Below are my takeaways from the lab intro:
- The San Andreas Fault extends from Brawley, near the Salton Sea, to near Eureka, in Northern California.
- The 6.7 magnitude Northridge earthquake ruptured for 7 seconds but shaking was 45 seconds. Then the aftershock.
- What makes a fault slide: 1) sheer force, 2) friction, and 3) cohesion
(This was pretty cool, he used the example of snapping a finger) - The best way to explain sliding plate over the atmosphere and the plate boundaries (divergent, convergent, and transform) is really only through Oreos.
I thought we were going to drive to the Fault but it was about a 2 kilometer hike from campus. From the campus, you could see where the Fault might be just by looking at the vegetation. You could see that there was a change in landscape, e.g. bushes not present in other parts of the mountain. Bob encouraged us to pick up rocks and feel the dirt in our hands. We stopped several times and he explained to us the geology of the area. For example, Badger Hill was 60 million years old and made up of metamorphic sedimentary rocks. Bob explained the concept of erosion (movement and transport) to us and why some of the rocks we picked up were not jagged (because they have not been transported enough).
Hike takeaways:
- Mountain High Ski Resort is on the San Andreas Fault.
- Faults, in general, have many different strands.
- The San Bernardino Strand of the San Andreas Fault is on the Pacific Plate and the North American Plate.
- On top of Badger Hill, there is a GPS that could detect the plates’ motion in millimeter square. It moves 15 millimeters per year.
- Why everyone is and should be freaking out:
- There have been a 7.8 magnitude earthquake in most of the Fault’s stretch every 150 years, BUT
- the southern portion of the San Andreas Fault (from San Diego to San Bernardino area) has not had one in 350 years.
Someone asked if a bunch of smaller earthquakes– the 5.0 magnitude variety– would be better than just having The Big One. Bob answered it with the spaghetti strand experiment:
- 5.0 magnitude = 1 strand of spaghetti (listen for the crack; look for how it breaks)
- 6.0 magnitude = 32 strands of spaghetti (try to listen for the crack, or if you can even crack it; note how it breaks and how it doesn’t break in the same place)
- 7.0 magnitude = 32 x 1,000 strands of spaghetti
and so on…- Bottom line: The larger it is, the harder it is to break. But when it finally breaks as a group, notice how each strand breaks at a different place and how, the more strands there are, the more it is all over the place. That’s basically our situation: When The Big One hits, huge and all over the place. That gives a whole different perspective to our 4.5’s, doesn’t it? Like, whatevs.

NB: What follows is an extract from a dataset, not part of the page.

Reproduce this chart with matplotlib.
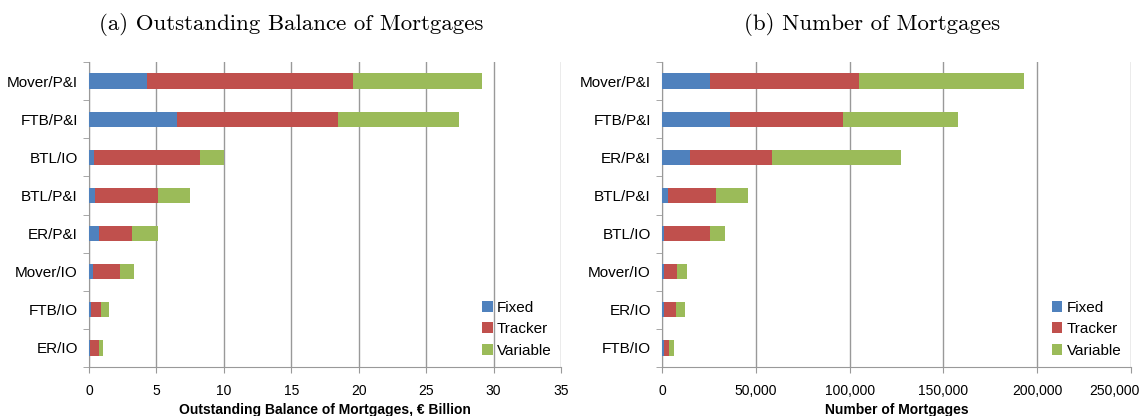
import numpy as np
import matplotlib.pyplot as plt
import matplotlib.transforms as mtransforms
from matplotlib.ticker import FuncFormatter

# ---------- data ----------
bal_cats = ['Mover/P&I', 'FTB/P&I', 'BTL/IO', 'BTL/P&I', 'ER/P&I', 'Mover/IO', 'FTB/IO', 'ER/IO']
bal_fixed = [4.3, 6.5, 0.35, 0.45, 0.75, 0.3, 0.15, 0.05]
bal_tracker = [15.25, 12.0, 7.85, 4.7, 2.45, 2.0, 0.75, 0.7]
bal_variable = [9.6, 8.9, 1.8, 2.35, 1.9, 1.05, 0.55, 0.3]

num_cats = ['Mover/P&I', 'FTB/P&I', 'ER/P&I', 'BTL/P&I', 'BTL/IO', 'Mover/IO', 'ER/IO', 'FTB/IO']
num_fixed = [25400, 36500, 14900, 3200, 1000, 1000, 800, 800]
num_tracker = [79400, 60100, 44000, 25800, 24600, 7100, 6700, 2800]
num_variable = [88300, 61300, 68300, 16800, 7900, 5400, 4600, 2600]

series_names = ['Fixed', 'Tracker', 'Variable']
colors = ['#4F81BD', '#C0504D', '#9BBB59']

plt.rcParams['font.family'] = ['Liberation Sans', 'DejaVu Sans']

fig = plt.figure(figsize=(11.41, 4.16), dpi=100)
ax1 = fig.add_axes([89 / 1141, 1 - 367 / 416, 472 / 1141, 305 / 416])
ax2 = fig.add_axes([662 / 1141, 1 - 367 / 416, 469 / 1141, 305 / 416])


def draw(ax, cats, fixed, tracker, variable, xmax, step, xlabel, fmt):
    y = np.arange(len(cats))
    left = np.zeros(len(cats))
    for vals, col, name in zip([fixed, tracker, variable], colors, series_names):
        ax.barh(y, vals, left=left, height=0.4, color=col, label=name, zorder=3)
        left += np.array(vals)
    ax.set_ylim(len(cats) - 0.5, -0.5)
    ax.set_xlim(0, xmax)
    ax.set_xticks(np.arange(0, xmax + 1, step))
    ax.xaxis.set_major_formatter(FuncFormatter(fmt))
    ax.set_yticks(y)
    ax.set_yticklabels(cats)
    ax.set_yticks(np.arange(-0.5, len(cats)), minor=True)
    ax.tick_params(axis='y', which='major', length=0, labelsize=11, pad=8)
    ax.tick_params(axis='y', which='minor', length=4, color='#999999', direction='out')
    ax.tick_params(axis='x', length=4, color='#999999', labelsize=10, pad=8)
    ax.grid(axis='x', color='#999999', linewidth=1, zorder=0)
    for s in ['top', 'right']:
        ax.spines[s].set_visible(False)
    for s in ['left', 'bottom']:
        ax.spines[s].set_color('#999999')
    ax.set_xlabel(xlabel, fontsize=10, fontweight='bold', labelpad=4)
    ax.legend(loc='lower right', frameon=False, fontsize=11, handlelength=0.7,
              handleheight=0.7, handletextpad=0.3, labelspacing=0.5,
              borderaxespad=0.2, bbox_to_anchor=(1.0, 0.0))


draw(ax1, bal_cats, bal_fixed, bal_tracker, bal_variable, 35, 5,
     'Outstanding Balance of Mortgages, € Billion', lambda v, p: f'{v:g}')
draw(ax2, num_cats, num_fixed, num_tracker, num_variable, 250000, 50000,
     'Number of Mortgages', lambda v, p: f'{v:,.0f}')

# last label of the right axis sits against the figure edge
fig.canvas.draw()
last = ax2.get_xticklabels()[-1]
last.set_horizontalalignment('right')
last.set_transform(last.get_transform() +
                   mtransforms.ScaledTranslation(9 / 100, 0, fig.dpi_scale_trans))

fig.text(291 / 1141, 1 - 25 / 416, '(a) Outstanding Balance of Mortgages',
         family='cmr10', fontsize=16.5, ha='center', va='center')
fig.text(872 / 1141, 1 - 25 / 416, '(b) Number of Mortgages',
         family='cmr10', fontsize=16.5, ha='center', va='center')

fig.savefig('out.png', dpi=100)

We hiked back down to the lab to eat our lunch. As I chewed my turkey on white Subway Sandwich which, at that time, tasted like filet mignon after the warm and super breezy hike, I thought about how much nature is all around us, how much is going beneath and above us even when it feels still, and how little most of us know about it.
We all need to take more field trips.
Other info:
What to do if there is an earthquake: DROP. COVER. HOLD ON.